The reason that you'll be downloading this new software version isn't the new browsing options or the slight tweaks and refinements found in the iTunes store, but Genius mode.
Genius mode, as described by Apple, is a new feature that "lets you automatically create playlists from songs in your music library that go great together".
The idea is that you select a tune, and having analysed your music collection, it then recommends songs that fit with each other in your music library.
Failing that, the new software download will then suggest related music on the iTunes Store you might want to add to your music collection.
Sounds great, but does it work? All you have to do is select a song and then press an "Atom" symbol and the software does the rest.
Of course, before you get going you've got to get Apple to scan you music library. Initially we thought we had got off lightly with 10 minutes to catalogue and share 4300 songs with Apple. However on closer inspection Genius needs a lot longer to scan your files (we had plenty of tracks that we couldn't make a Genius list from even after the first hour), however according to the company, the process is completely anonymous.

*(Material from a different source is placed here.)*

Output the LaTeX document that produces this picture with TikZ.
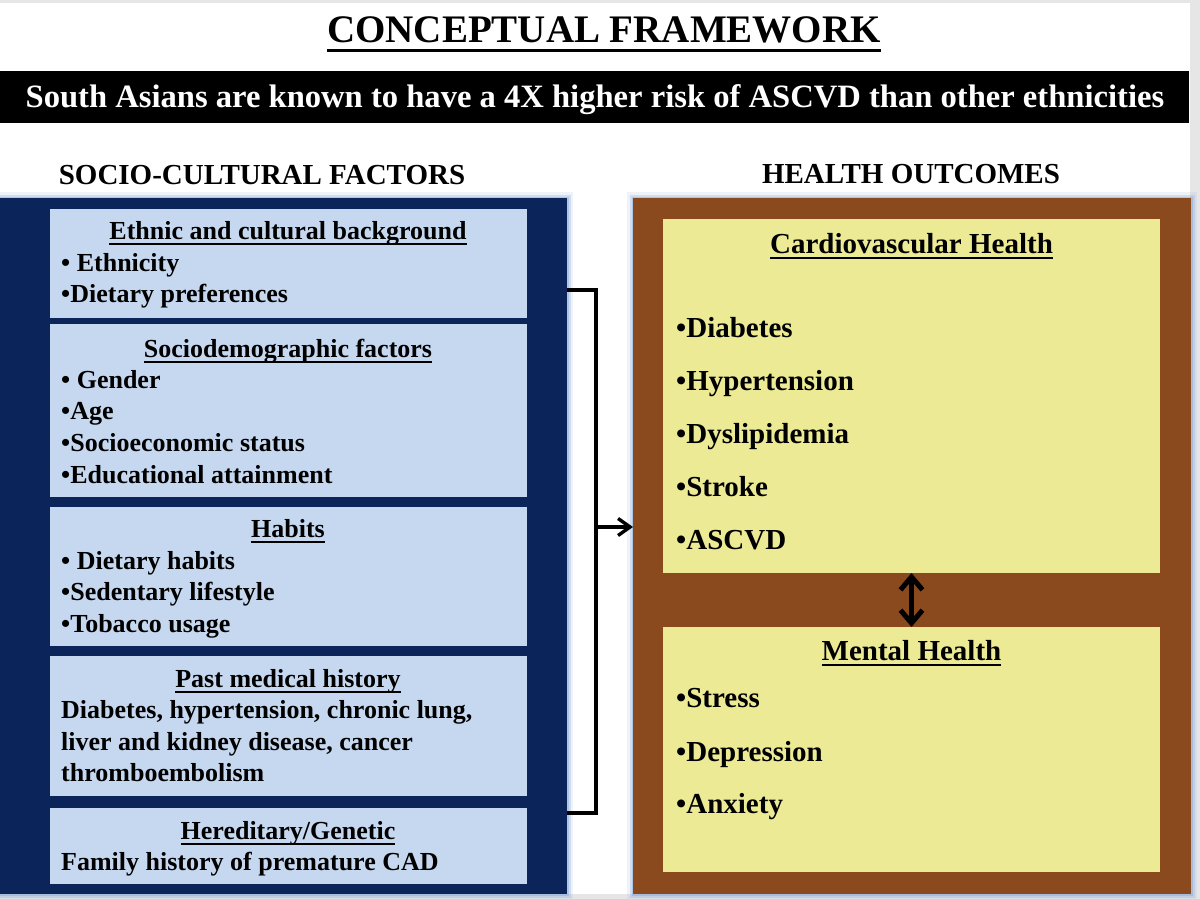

Choosing Dandy Warhols "Bohemian Like You" gave us tracks from the Sugarbabes, Weezer, The Kooks and Snow Patrol. Not bad, but not sure why the Sugarbabes are in there.
Realising there is some serious cash to be made, Apple has also made the Genius software automatically recommend songs from the iTunes store. Here, presented in a pull out draw you can close, you get suggestions of songs from the Dandy Warhols we are missing, as well as recommendations from other artists that would go well with the song we've selected.

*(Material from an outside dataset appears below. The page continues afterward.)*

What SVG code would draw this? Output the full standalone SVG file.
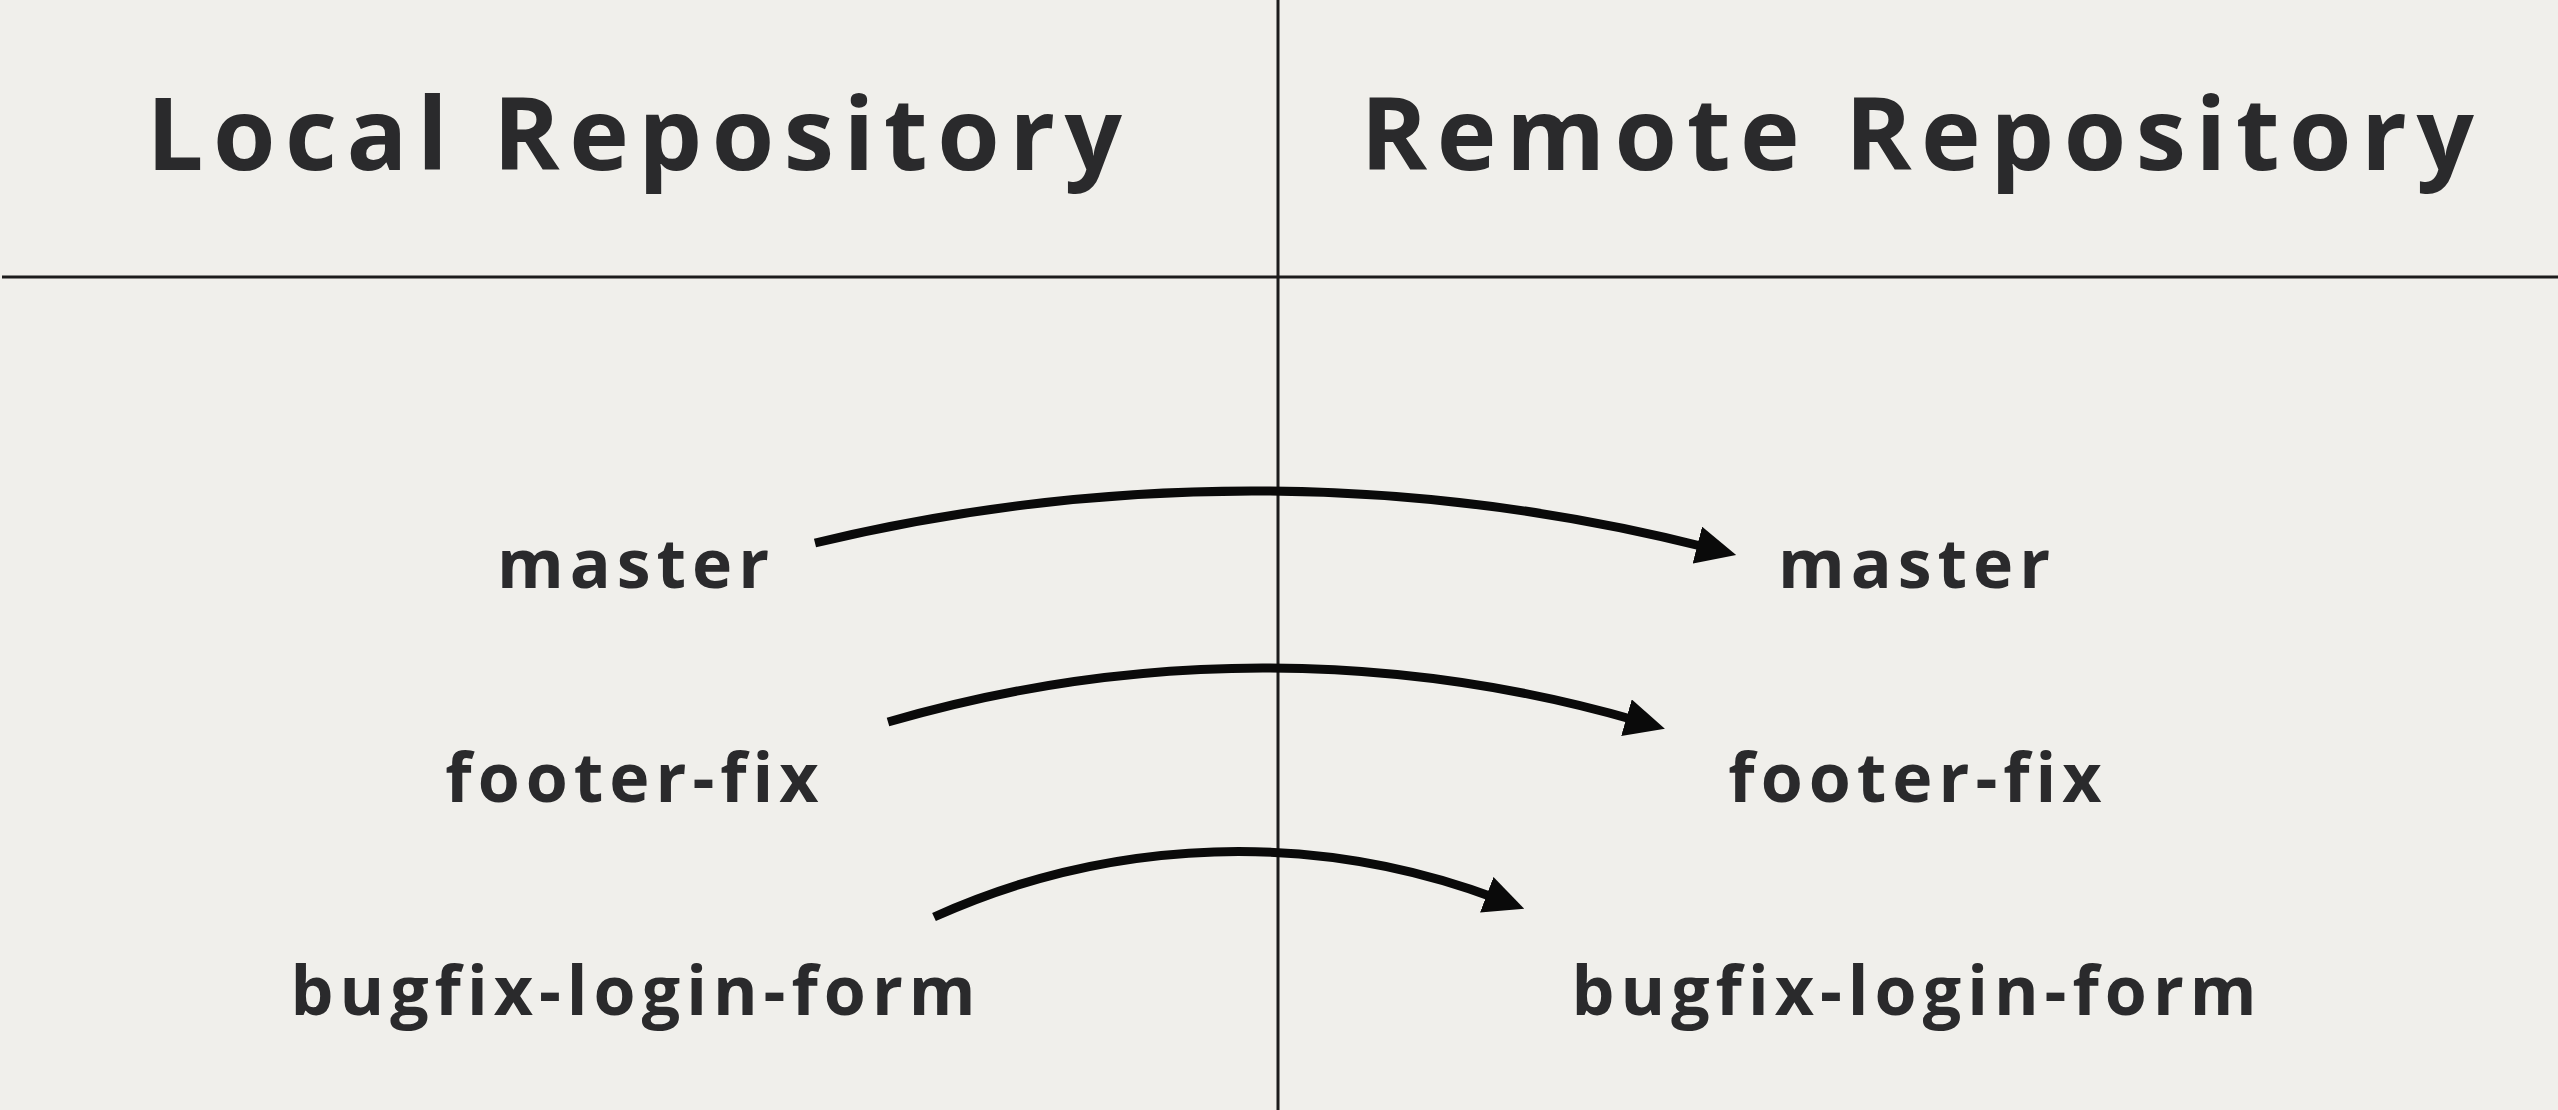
<svg xmlns="http://www.w3.org/2000/svg" width="2558" height="1110" viewBox="0 0 2558 1110">
<style>
.head{font-family:"Open Sans","Liberation Sans",sans-serif;font-weight:700;font-size:101px;fill:#2a2a2c;letter-spacing:9.5px;text-anchor:middle}
.branch{font-family:"Open Sans","Liberation Sans",sans-serif;font-weight:700;font-size:68px;fill:#2a2a2c;letter-spacing:6px;text-anchor:middle}
.rule{stroke:#1c1c1c;stroke-width:3;fill:none}
.arrow{stroke:#0a0a0a;stroke-width:9;fill:none;marker-end:url(#head)}
</style>
<defs>
<marker id="head" markerUnits="userSpaceOnUse" viewBox="0 0 40 38" markerWidth="40" markerHeight="38" refX="12" refY="19" orient="auto">
<path d="M0,0 L40,19 L0,38 z" fill="#0a0a0a"/>
</marker>
</defs>
<rect width="2558" height="1110" fill="#f0efeb"/>
<g id="grid">
<line class="rule" x1="1278" y1="0" x2="1278" y2="1110"/>
<line class="rule" x1="2" y1="277" x2="2558" y2="277"/>
</g>
<g id="local-heading"><text class="head" x="639" y="170">Local Repository</text></g>
<g id="remote-heading"><text class="head" x="1922" y="170">Remote Repository</text></g>
<g id="local-master"><text class="branch" x="636" y="588">master</text></g>
<g id="local-footer-fix"><text class="branch" x="635" y="802">footer-fix</text></g>
<g id="local-bugfix-login-form"><text class="branch" x="636" y="1015">bugfix-login-form</text></g>
<g id="remote-master"><text class="branch" x="1917" y="588">master</text></g>
<g id="remote-footer-fix"><text class="branch" x="1918" y="802">footer-fix</text></g>
<g id="remote-bugfix-login-form"><text class="branch" x="1917" y="1015">bugfix-login-form</text></g>
<g id="connectors">
<path class="arrow" d="M815,543 A1860,1860 0 0,1 1709,548"/>
<path class="arrow" d="M888,722 A1341,1341 0 0,1 1638,721"/>
<path class="arrow" d="M934,917 A738,738 0 0,1 1498,899"/>
</g>
</svg>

In this example it's more The Kooks, Arctic Monkeys, Kaiser Chiefs and Interpol to name but a few.
Buying a track automatically makes it disappear from the list and we can see how you could, with the help of Apple's "one click" system start buying a lot more music based on your music tastes and choices.
Testing the feature against music we've downloads from free music site Rcrdlbl caused greater problems though, probably mainly due to the fact that most of it isn't available in iTunes. Choosing music from The Presets for example gave us zero recommends.
According to Apple, when you turn on iTunes 8’s new Genius feature, information about your music library is anonymously sent to the iTunes Store, where it is combined with the gathered knowledge from millions of other iTunes users and processed through Apple-developed algorithms.
The Genius results, specifically tailored to your personal music library, are sent back to your computer to enable users to automatically create Genius playlists in iTunes and on your iPods, even when they are not connected to the Internet.
Of course, as time goes on, and more people turn the feature on in the new software, the better. We were told at the launch event in London that the system is already getting a lot better than it was earlier in the week and the more users that share their information the better it will get. It's like peer-2-peer actually working to benefit you without the worry of getting a lawsuit in the post.
Overall it works.
iTunes 8 is a no brainer really, especially as it's free. The new browsing software will appeal to some, but not all while the HD movie and TV show support is moving with the times.
But the reason for the download is the Genius playlists. The idea isn't new and users of Pandora, Last.fm, and The Filter will all be familiar with how the "Genius" playlist works.
Where Apple has succeeded here, as it always seems to do, is making it simple. A quick press of a button and you've got a 100 tracks sorted - perfect for dinner parties, weddings, you name it, while the inclusion of the online store is Genius in helping Apple sell more tracks (we've already bought a song in the process of testing the software).
This is a case where Genius, while we've seen it before, really is Genius for both the consumer and Apple's bottom line.